Umair Haque: at the heart of the eudaimonic life and economy stands meaningful and impactful engagement

Excerpted from Umair Haque:

“If you want to live a meaningfully better life, you’re going to have to make the dangerous choice to dissent. A life lived meaningfully isn’t denominated by digital friends, designer logos, or wads of paper notes. It’s denominated by what you’ve lived, what it’s worth to you, and what that’s worth to humanity. That’s the heart of eudaimonia, a new economic paradigm based on fulfilling human potential — not creating and marketing useless stuff. It’s so different from our current conception that I had to reach back to Ancient Greece for a name I thought captured its essence. I’m developing it further in an HBR Single — a short, digital essay I’m planning to release in December. But in the meantime, here’s how I see the crucial elements of a eudaimonic life:

Impact. Pursuing the paycheck first and last is a great way to spend your life desperately unfulfilled. Insanely great work isn’t motivated by glittering jackpots — but by an abiding desire to, as Steve Jobs put it, make a dent in the universe. So take a deep breath and aim squarely at the lofty apex of human accomplishment — while stepping firmly onto the grimy pavement.

People. Life is about people, not product. If you’re spending 80% of your time on “product”, you’re not fully alive. Lasting relationships aren’t built by “networking” but by caring. This means investing in people, not just grinning at them. Hence, if you want to “connect,” you probably have to do what’s more dangerous than merely swapping email addresses or biz cards — you have to relate.

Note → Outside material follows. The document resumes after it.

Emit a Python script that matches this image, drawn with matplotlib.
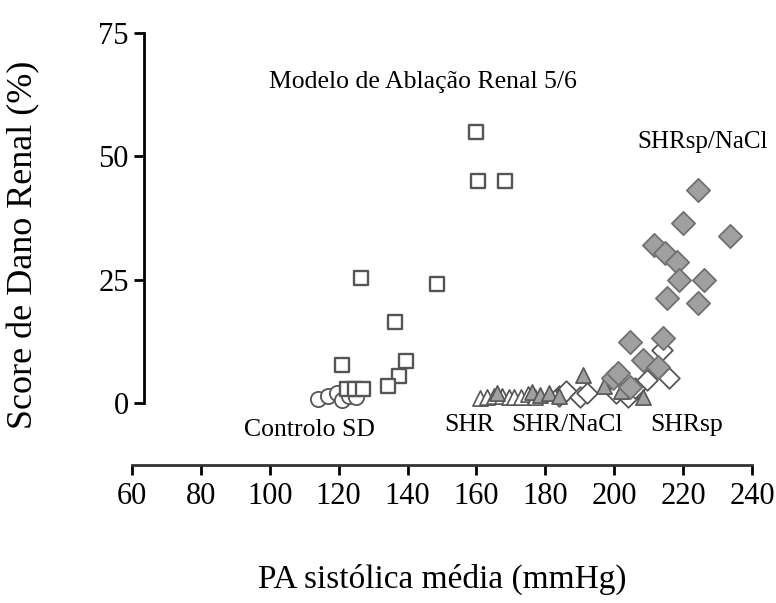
import matplotlib.pyplot as plt

plt.rcParams['font.family'] = ['Liberation Serif', 'DejaVu Serif']

# Dados
sd_x = [114, 117, 119.5, 121, 123, 125]
sd_y = [0.8, 1.5, 2.0, 0.6, 1.5, 1.2]

abl_x = [160, 160.5, 168.3, 126.5, 148.6, 136.4, 139.5, 137.5, 134.3, 121, 122.4, 124.7, 127]
abl_y = [55, 45, 45, 25.3, 24.1, 16.4, 8.6, 5.5, 3.5, 7.7, 2.8, 2.8, 2.8]

shr_x = [161, 163, 165, 167.5, 169.5, 171, 173, 175, 177]
shr_y = [1.0, 1.2, 1.5, 1.5, 1.2, 1.3, 1.2, 1.8, 1.2]

shrnacl_x = [166, 176, 178.5, 181, 184, 191, 197, 208.5, 202]
shrnacl_y = [2.0, 2.2, 1.6, 2.0, 1.5, 5.7, 3.5, 1.2, 2.5]

shrsp_x = [184, 186, 190, 192, 200.5, 204, 206, 209.5, 214, 216]
shrsp_y = [1.5, 2.5, 1.2, 2.0, 2.0, 1.2, 3.0, 4.7, 10.7, 5.1]

shrspnacl_x = [224.3, 220, 233.6, 211.6, 214.8, 218.2, 218.8, 226, 215.3, 224.3,
               204.6, 214.2, 208.4, 212.7, 199.7, 204.6, 201]
shrspnacl_y = [43.2, 36.5, 33.9, 32, 30.4, 28.6, 24.9, 24.9, 21.3, 20.3,
               12.4, 13.2, 8.7, 7.3, 5.0, 3.2, 6.0]

x_ticks = [60, 80, 100, 120, 140, 160, 180, 200, 220, 240]
y_ticks = [0, 25, 50, 75]

fig = plt.figure(figsize=(7.76, 6.03), dpi=100)
ax = fig.add_axes([0.1479, 0.2171, 0.8433, 0.7527])

edge = '#555555'
ax.scatter(sd_x, sd_y, marker='o', s=120, facecolor='white', edgecolor=edge, linewidth=1.3, zorder=3)
ax.scatter(abl_x, abl_y, marker='s', s=100, facecolor='white', edgecolor=edge, linewidth=1.7, zorder=3)
ax.scatter(shr_x, shr_y, marker='^', s=120, facecolor='white', edgecolor=edge, linewidth=1.2, zorder=3)
ax.scatter(shrnacl_x, shrnacl_y, marker='^', s=120, facecolor='#a0a0a0', edgecolor=edge, linewidth=1.2, zorder=4)
ax.scatter(shrsp_x, shrsp_y, marker='D', s=110, facecolor='white', edgecolor=edge, linewidth=1.3, zorder=3)
ax.scatter(shrspnacl_x, shrspnacl_y, marker='D', s=140, facecolor='#a0a0a0', edgecolor='#707070', linewidth=1.3, zorder=5)

ax.set_xlim(55, 245)
ax.set_ylim(-14, 78)

for s in ['top', 'right']:
    ax.spines[s].set_visible(False)
ax.spines['left'].set_position(('data', 63.5))
ax.spines['left'].set_bounds(0, 75)
ax.spines['bottom'].set_position(('data', -12.6))
ax.spines['bottom'].set_bounds(60, 240)
ax.spines['left'].set_linewidth(2)
ax.spines['bottom'].set_linewidth(2)
ax.spines['bottom'].set_color('#333333')

ax.set_xticks(x_ticks)
ax.set_yticks(y_ticks)
ax.tick_params(axis='both', direction='out', length=7, width=2, labelsize=22)
ax.tick_params(axis='x', pad=5)
ax.tick_params(axis='y', pad=4)

ax.set_ylabel('Score de Dano Renal (%)', fontsize=26, labelpad=42)
ax.set_xlabel('PA sistólica média (mmHg)', fontsize=24, labelpad=38)

ax.text(144.5, 65, 'Modelo de Ablação Renal 5/6', fontsize=18.5, ha='center', va='center')
ax.text(225.8, 53, 'SHRsp/NaCl', fontsize=18, ha='center', va='center')
ax.text(111.4, -5.5, 'Controlo SD', fontsize=18.5, ha='center', va='center')
ax.text(158, -4.5, 'SHR', fontsize=18.5, ha='center', va='center')
ax.text(186.3, -4.5, 'SHR/NaCl', fontsize=18.5, ha='center', va='center')
ax.text(220.9, -4.5, 'SHRsp', fontsize=18.5, ha='center', va='center')

fig.savefig('out.png', dpi=100)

Purpose. What is the fundamental reason you are here? To conquer the next pair of designer trophy jeans? Hardly. Brands are for cattle, strategy is for games, and consumers are for “output.” Human life is about lasting outcomes, not just short-term payoffs; hence, I’d say the stuff of razor-sharp purpose begins there. Which human outcomes are you here to transform?

Courage. Compromising too readily with the past never creates the future. It only recreates the past. You can’t find fertile new ground by dully plodding along after the herd — you’ve got to veer off in a different direction. So dream bigger. Be hopelessly naïve. And persevere unflinchingly.

Self-respect. If your society’s going haywire, it’s up to you to begin fixing it. If your work is sucking at your soul, and you see it doing relentless damage to people and society, quit and do something else. No, it’s not easy — but odds are, the axe is going to fall over the next decade anyways. Value your inner life as much as you value your outer stuff. Stop buying into marketing’s spin-cycle of self-loathing — “Feeling anxious? Buy this, now!!” — and start investing your time, energy, and imagination in action instead of stuff.

The first challenge is seeing through the empty promise of opulence. But the second, tougher challenge is refuting it. To do that, we’re going to have start living heretically. We’re going to have not just disbelieve the conventional wisdom — we’re going to have to defy it.”

2 Comments Umair Haque: at the heart of the eudaimonic life and economy stands meaningful and impactful engagement

  1. Øyvind HolmstadØyvind Holmstad

    All this is good but it will never work before we get rid of the modernistic structure and the ideologies of modernism, on which our communities are founded. This because modernism is based on disconnection and “the technologies of death”: http://www.metropolismag.com/pov/20111017/the-living-technology-of-christopher-alexander

    Personally I don’t take new theories for a better society fully seriously if they don’t include how modernistic typologies and ideologies reduce every aspect of quality of life in our modern societies: http://www.fractal.org/Samenhang-Industrieel-Ontwerpen/Connecting-the-Fractal-City.htm

  2. AvatarMike Riddell

    @Øyvind Holmstad is being a tad critical. The article is good – the conclusion magnificent. My only gripe as ever, is that explaining the need for change doesn’t make it happen. People are in debt Umair and unlikely to be able to heed your advice. Giving us the tools to make the change we all desire is really what you should be aiming to do. Take a dose of your own medicine in other words and get out from behind the HBR paywall.